An FAA study revealed that people on the ground are susceptible to three dominant kinds of injuries should they be unfortunate enough to be struck by a drone.
An FAA study released last week concluded that people on the ground are susceptible to three dominant kinds of injuries should they be unfortunate enough to meet up with a drone, especially a unit’s unprotected propellers. Those risks include blunt force trauma, the most significant contributor to fatalities, lacerations and penetration injuries.
When queried about the actual risk of people being struck by a drone, however, the agency’s answers were not as definitive, explaining only that this most recent research represented the beginning to better understanding the risks of allowing drones to overfly people.
Research showed multi-rotor drones fall more slowly than the same mass of metal due to higher drag on the drone. Unlike most drones, wood and metal debris do not deform and transfer most of their energy to whatever they hit. The results also showed that the lithium batteries powering many drones demand a unique (as yet undetermined) standard to ensure safety.
The consortium of researchers that began studying drones and people in September 2015 included the University of Alabama-Huntsville; Embry-Riddle Aeronautical University; Mississippi State University; and the University of Kansas, through the Alliance for System Safety of UAS through Research Excellence (ASSURE). ASSURE represents 23 of the world’s leading research institutions and 100 leading industry and government partners.

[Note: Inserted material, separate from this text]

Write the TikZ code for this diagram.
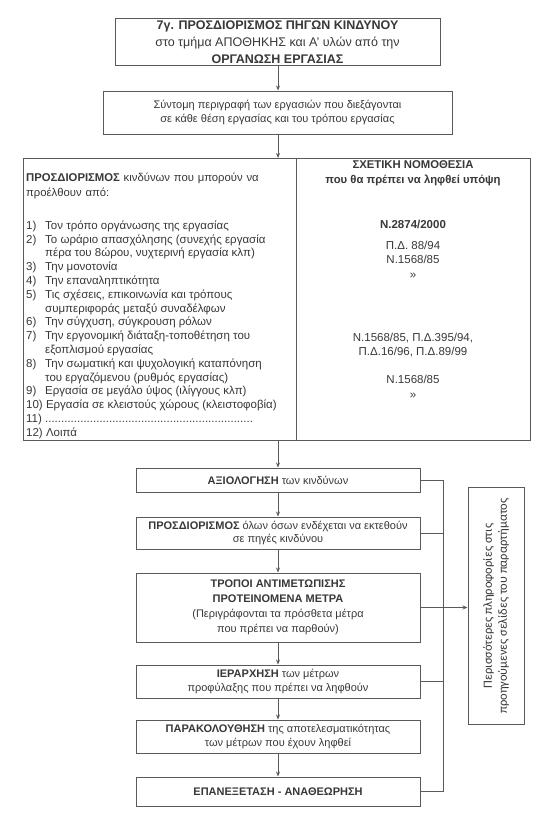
\documentclass[tikz,border=0pt]{standalone}
\usepackage{fontspec}
\setmainfont{Liberation Sans}
\newfontfamily\sidefont{Carlito}
\usetikzlibrary{arrows.meta}
\definecolor{ink}{gray}{0.22}
\definecolor{edge}{gray}{0.35}
\tikzset{
  box/.style={draw=edge, line width=1pt, fill=white, inner sep=0pt, align=center, text=ink,
    font=\fontsize{11}{13.5}\selectfont},
  txt/.style={inner sep=0pt, text=ink, font=\fontsize{11.5}{13.8}\selectfont},
  conn/.style={draw=edge, line width=0.9pt},
  arr/.style={conn, -{Stealth[length=5pt,width=4pt]}},
  lowbox/.style={box, minimum width=284pt},
}
\begin{document}
\begin{tikzpicture}[x=1pt,y=-1pt]
\useasboundingbox (0,0) rectangle (553,827);
% top boxes
\node[box, minimum width=325pt, minimum height=47pt, font=\fontsize{12.5}{16.8}\selectfont] (title) at (277.5,42)
  {\textbf{7γ. ΠΡΟΣΔΙΟΡΙΣΜΟΣ ΠΗΓΩΝ ΚΙΝΔΥΝΟΥ}\\στο τμήμα ΑΠΟΘΗΚΗΣ και Α' υλών από την\\\textbf{ΟΡΓΑΝΩΣΗ ΕΡΓΑΣΙΑΣ}};
\node[box, minimum width=349pt, minimum height=43pt] (desc) at (277.5,112.5)
  {Σύντομη περιγραφή των εργασιών που διεξάγονται\\σε κάθε θέση εργασίας και του τρόπου εργασίας};
% big two-column box
\node[box, anchor=north west, minimum width=273pt, minimum height=282pt] (hz) at (23,158) {};
\node[box, anchor=north west, minimum width=234pt, minimum height=282pt] (law) at (296,158) {};
\node[txt, anchor=west, text width=268pt, align=left, font=\fontsize{11.3}{15}\selectfont] (hzhead) at (26,186)
  {\textbf{ΠΡΟΣΔΙΟΡΙΣΜΟΣ} κινδύνων που μπορούν να\\προέλθουν από:};
\node[txt, anchor=west] (hzlist) at (26,330) {%
\begin{tabular}{@{}p{19pt}@{}p{250pt}@{}}
1) & Τον τρόπο οργάνωσης της εργασίας\\
2) & Το ωράριο απασχόλησης (συνεχής εργασία\newline πέρα του 8ώρου, νυχτερινή εργασία κλπ)\\
3) & Την μονοτονία\\
4) & Την επαναληπτικότητα\\
5) & Τις σχέσεις, επικοινωνία και τρόπους\newline συμπεριφοράς μεταξύ συναδέλφων\\
6) & Την σύγχυση, σύγκρουση ρόλων\\
7) & Την εργονομική διάταξη-τοποθέτηση του\newline εξοπλισμού εργασίας\\
8) & Την σωματική και ψυχολογική καταπόνηση\newline του εργαζόμενου (ρυθμός εργασίας)\\
9) & Εργασία σε μεγάλο ύψος (ιλίγγους κλπ)\\
\multicolumn{2}{@{}l@{}}{10) Εργασία σε κλειστούς χώρους (κλειστοφοβία)}\\
\multicolumn{2}{@{}l@{}}{11) \makebox[208pt]{\leaders\hbox{.}\hfill}}\\
\multicolumn{2}{@{}l@{}}{12) Λοιπά}
\end{tabular}};
\node[txt, align=center, font=\fontsize{11.3}{15}\selectfont] (lawhead) at (413,173.5)
  {\textbf{ΣΧΕΤΙΚΗ ΝΟΜΟΘΕΣΙΑ}\\\textbf{που θα πρέπει να ληφθεί υπόψη}};
\node[txt] (law1) at (413,224) {\textbf{Ν.2874/2000}};
\node[txt, align=center, font=\fontsize{11.5}{14.5}\selectfont] (law2) at (413,259.5) {Π.Δ. 88/94\\Ν.1568/85\\»};
\node[txt, align=center, font=\fontsize{11.5}{14.5}\selectfont] (law3) at (413,345) {Ν.1568/85, Π.Δ.395/94,\\Π.Δ.16/96, Π.Δ.89/99};
\node[txt, align=center, font=\fontsize{11.5}{14.5}\selectfont] (law4) at (413,387) {Ν.1568/85\\»};
% lower chain
\node[lowbox, minimum height=24pt] (b1) at (278,480) {\textbf{ΑΞΙΟΛΟΓΗΣΗ} των κινδύνων};
\node[lowbox, minimum height=32pt] (b2) at (278,533) {\textbf{ΠΡΟΣΔΙΟΡΙΣΜΟΣ} όλων όσων ενδέχεται να εκτεθούν\\σε πηγές κινδύνου};
\node[lowbox, minimum height=69pt, font=\fontsize{11}{15}\selectfont] (b3) at (278,607.5)
  {\textbf{ΤΡΟΠΟΙ ΑΝΤΙΜΕΤΩΠΙΣΗΣ}\\\textbf{ΠΡΟΤΕΙΝΟΜΕΝΑ ΜΕΤΡΑ}\\(Περιγράφονται τα πρόσθετα μέτρα\\που πρέπει να παρθούν)};
\node[lowbox, minimum height=33pt] (b4) at (278,681.5) {\textbf{ΙΕΡΑΡΧΗΣΗ} των μέτρων\\προφύλαξης που πρέπει να ληφθούν};
\node[lowbox, minimum height=33pt] (b5) at (278,736.5) {\textbf{ΠΑΡΑΚΟΛΟΥΘΗΣΗ} της αποτελεσματικότητας\\των μέτρων που έχουν ληφθεί};
\node[lowbox, minimum height=29pt] (b6) at (278,791.5) {\textbf{ΕΠΑΝΕΞΕΤΑΣΗ - ΑΝΑΘΕΩΡΗΣΗ}};
% side box
\node[box, rotate=90, minimum width=237pt, minimum height=56pt, font=\sidefont\fontsize{12.5}{15}\selectfont] (more) at (496,606)
  {Περισσότερες πληροφορίες στις\\προηγούμενες σελίδες του παραρτήματος};
% connectors
\coordinate (bus) at (443,480);
\draw[arr] (title.south -| 278,0) -- (desc.north -| 278,0);
\draw[arr] (desc.south -| 278,0) -- (hz.north -| 278,0);
\draw[arr] (hz.south -| b1.north) -- (b1.north);
\draw[arr] (b1.south) -- (b2.north);
\draw[arr] (b2.south) -- (b3.north);
\draw[arr] (b3.south) -- (b4.north);
\draw[arr] (b4.south) -- (b5.north);
\draw[arr] (b5.south) -- (b6.north);
\draw[conn] (b1.east) -- (b1.east -| bus) -- (b6.east -| bus) -- (b6.east);
\draw[conn] (b2.east) -- (b2.east -| bus);
\draw[conn] (b4.east) -- (b4.east -| bus);
\draw[arr] (b3.east) -- (b3.east -| more.north);
\end{tikzpicture}
\end{document}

The research team reviewed more than 300 publications from the automotive industry and consumer battery market, as well as toy standards and the Association for Unmanned Vehicle Systems International (AUVSI) database. The research concluded with the team conducting crash tests, dynamic modeling, and analyses related to kinetic energy, energy transfer, and crash dynamics. More research into the drone/people connection is set to begin next month.